Und wie halten Sie es mit der Geldanlage?

Unser Schatz sind die Weingärten. Ein Weingut bietet unendliche Möglichkeiten. Es fallen einem immer Verbesserungen ein. Beim Thema Sekt wäre es das Ziel, neben dem jetzigen Brut auch eine Brut Reserve anzulegen, die zehn Jahre gelagert wird.

Wie sieht es mit Ihrem Vermögen im Keller aus?

Dort lagern rund 500.000 Flaschen.

Wie alt ist der älteste Wein in Ihrem Keller?

Er ist aus dem Jahr 1947.

Wie viel ist er wert?

Das wissen wir nicht. Wir beteiligen uns nicht an Spekulationen.

Aber wenn Sie ihn verkaufen, was würden Sie verlangen?

Wir verkaufen ihn nicht. Wir stellen reife Jahrgänge jungen Sommeliers kostenlos für die Ausbildung zur Verfügung.

Das heißt, Sie bedauern es nicht, dass alte Jahrgänge getrunken werden?

Nein. Man sollte Wein trinken.

Gönnen Sie sich etwas, abgesehen von gutem Wein?

Der größte Luxus für mich ist Freizeit. Bei schönem Wetter einmal nicht zu arbeiten, sondern spazieren zu gehen.

Haben Sie denn viel Zeit?

Die muss man sich nehmen. Bei unserem Beruf glaubt man, dass man immer etwas zu tun hat. Da muss man zu sich selbst auch einmal Nein sagen, das Handy abschalten und keine E-Mails lesen.

Haben Sie das von Anfang an so gehalten?

Nein, Auszeiten muss man erst entdecken.

Ihr Sohn ist schon ins Unternehmen eingestiegen. Können Sie sich vorstellen, sich ganz zurückzuziehen?

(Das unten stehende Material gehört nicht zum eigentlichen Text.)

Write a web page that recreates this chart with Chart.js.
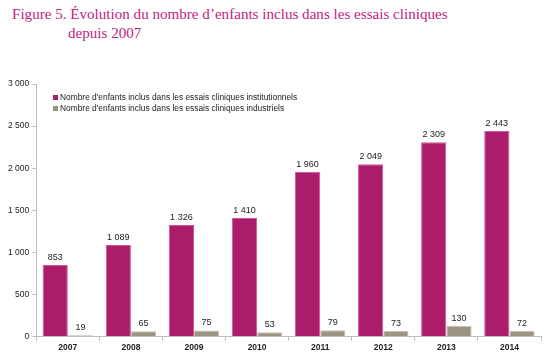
<!DOCTYPE html>
<html>
<head>
<meta charset="utf-8">
<script src="https://cdn.jsdelivr.net/npm/chart.js@4/dist/chart.umd.min.js"></script>
<style>
  body { margin: 0; background: #fff; }
  #wrap { position: relative; width: 550px; height: 358px; }
  #title {
    position: absolute; left: 12px; top: 5px;
    font-family: "Liberation Serif", serif; font-size: 15.1px; line-height: 19px;
    color: #c2237c; white-space: nowrap;
  }
  #title .l2 { padding-left: 56px; }
  #legend {
    position: absolute; left: 53px; top: 92px;
    font-family: "Liberation Sans", Arial, sans-serif; font-size: 8.4px; color: #222;
    line-height: 11px;
  }
  #legend span.sw { display: inline-block; width: 5px; height: 5px; margin-right: 2px; }
  canvas { position: absolute; left: 0; top: 0; }
</style>
</head>
<body>
<div id="wrap">
  <div id="title">Figure 5. Évolution du nombre d’enfants inclus dans les essais cliniques<br><span class="l2">depuis 2007</span></div>
  <canvas id="c" width="550" height="358"></canvas>
  <div id="legend"></div>
</div>
<script>
const years = ['2007', '2008', '2009', '2010', '2011', '2012', '2013', '2014'];
const institutionnels = [853, 1089, 1326, 1410, 1960, 2049, 2309, 2443];
const industriels = [19, 65, 75, 53, 79, 73, 130, 72];
const seriesNames = [
  "Nombre d'enfants inclus dans les essais cliniques institutionnels",
  "Nombre d'enfants inclus dans les essais cliniques industriels"
];
const seriesColors = ['#ab1c6a', '#9c9482'];
const seriesBorders = ['#d0559a', '#c9c2b3'];

// thousands separated by a space, like the source
function fmt(v) {
  return String(v).replace(/\B(?=(\d{3})+(?!\d))/g, ' ');
}

// labels above the bars
const barLabels = {
  id: 'barLabels',
  afterDatasetsDraw(chart) {
    const ctx = chart.ctx;
    ctx.save();
    ctx.font = '9px "Liberation Sans", Arial, sans-serif';
    ctx.fillStyle = '#222';
    ctx.textAlign = 'center';
    ctx.textBaseline = 'alphabetic';
    chart.data.datasets.forEach((ds, i) => {
      chart.getDatasetMeta(i).data.forEach((bar, j) => {
        ctx.fillText(fmt(ds.data[j]), bar.x, bar.y - 5);
      });
    });
    ctx.restore();
  }
};

const legendBox = document.getElementById('legend');
seriesNames.forEach((name, i) => {
  legendBox.insertAdjacentHTML('beforeend',
    `<div><span class="sw" style="background:${seriesColors[i]}"></span>${name}</div>`);
});

new Chart(document.getElementById('c').getContext('2d'), {
  type: 'bar',
  data: {
    labels: years,
    datasets: [{
      label: seriesNames[0],
      data: institutionnels,
      backgroundColor: seriesColors[0],
      borderColor: seriesBorders[0],
      borderWidth: 1
    }, {
      label: seriesNames[1],
      data: industriels,
      backgroundColor: seriesColors[1],
      borderColor: seriesBorders[1],
      borderWidth: 1
    }]
  },
  options: {
    responsive: false,
    animation: false,
    layout: { padding: { top: 84, right: 9, left: 5, bottom: 3 } },
    plugins: {
      legend: { display: false },
      tooltip: { enabled: false }
    },
    datasets: { bar: { categoryPercentage: 0.8, barPercentage: 1.0 } },
    scales: {
      x: {
        grid: { display: true, drawOnChartArea: false, offset: true, tickLength: 4, color: '#bfbfbf' },
        border: { color: '#bfbfbf' },
        ticks: { color: '#222', font: { family: '"Liberation Sans", Arial, sans-serif', size: 8.5, weight: 'bold' }, padding: 2 }
      },
      y: {
        min: 0, max: 3000,
        grid: { display: true, drawOnChartArea: false, tickLength: 4, color: '#bfbfbf' },
        border: { color: '#bfbfbf' },
        ticks: {
          stepSize: 500, color: '#222', padding: 3,
          font: { family: '"Liberation Sans", Arial, sans-serif', size: 8.5 },
          callback: v => fmt(v)
        }
      }
    }
  },
  plugins: [barLabels]
});
</script>
</body>
</html>
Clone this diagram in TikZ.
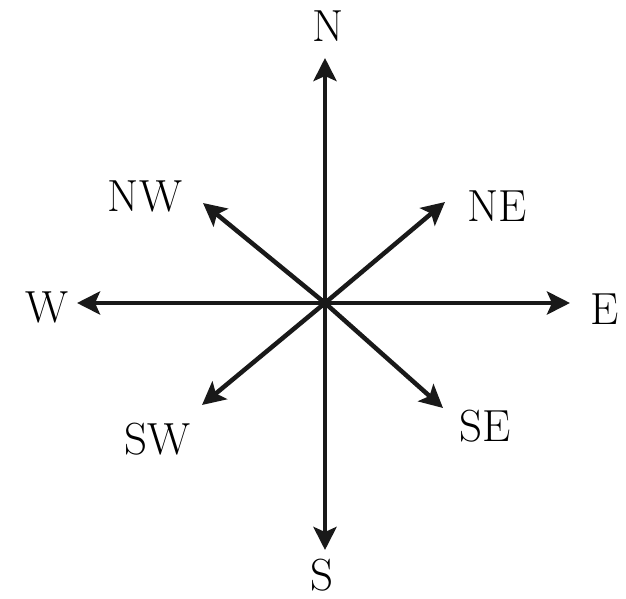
\documentclass[tikz,border=0pt]{standalone}
\usetikzlibrary{arrows.meta}
\tikzset{x=1pt, y=-1pt,
    every node/.append style={font=\fontsize{45}{45}\selectfont, inner sep=0pt},
    ray/.style={line width=4.5pt, draw=black!90, -{Stealth[length=23pt, width=23pt, inset=5pt]}}}

\begin{document}
\begin{tikzpicture}
    \useasboundingbox (0,0) rectangle (626,599);
    \coordinate (o) at (325,303);
    \foreach \dir/\tx/\ty/\lx/\ly in {N/325/58/328/26, E/570/303/605/309,
            S/325/550/322/575, W/77/303/47/307, NE/445/202/497/206,
            NW/203/203/145/196, SW/202/405/157/439, SE/443/408/485/426}{
        \coordinate (tip\dir) at (\tx,\ty);
        \node (\dir) at (\lx,\ly) {\dir};
        \draw[ray] (o) -- (tip\dir);
    }
\end{tikzpicture}
\end{document}
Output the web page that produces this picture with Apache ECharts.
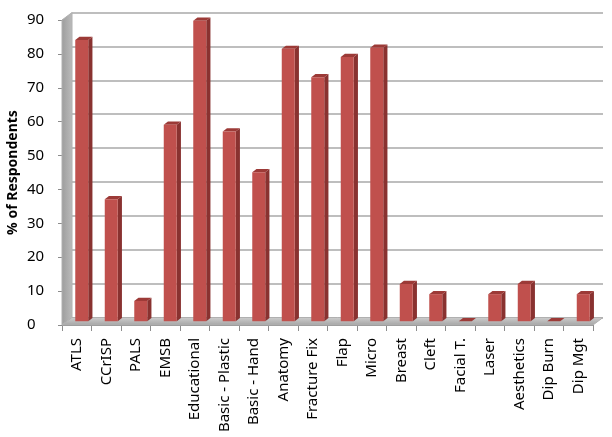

Dass ich die reifen Trauben bei der Ernte einmal nicht begutachte, kann ich mir schwer vorstellen. Dass ich Verantwortung abgebe, schon. [ Clemens Fabry ]

ZUR PERSON

Willi Bründlmayer (*1952) übernahm Anfang der Achtzigerjahre das Weingut seiner Eltern im niederösterreichischen Langenlois. Mittlerweile zählt der studierte Volkswirt zu den bekanntesten österreichischen Winzern, für seine Weine hat er zahlreiche Auszeichnungen erhalten. Bründlmayer ist Gründungsmitglied der Traditionsweingüter Österreichs.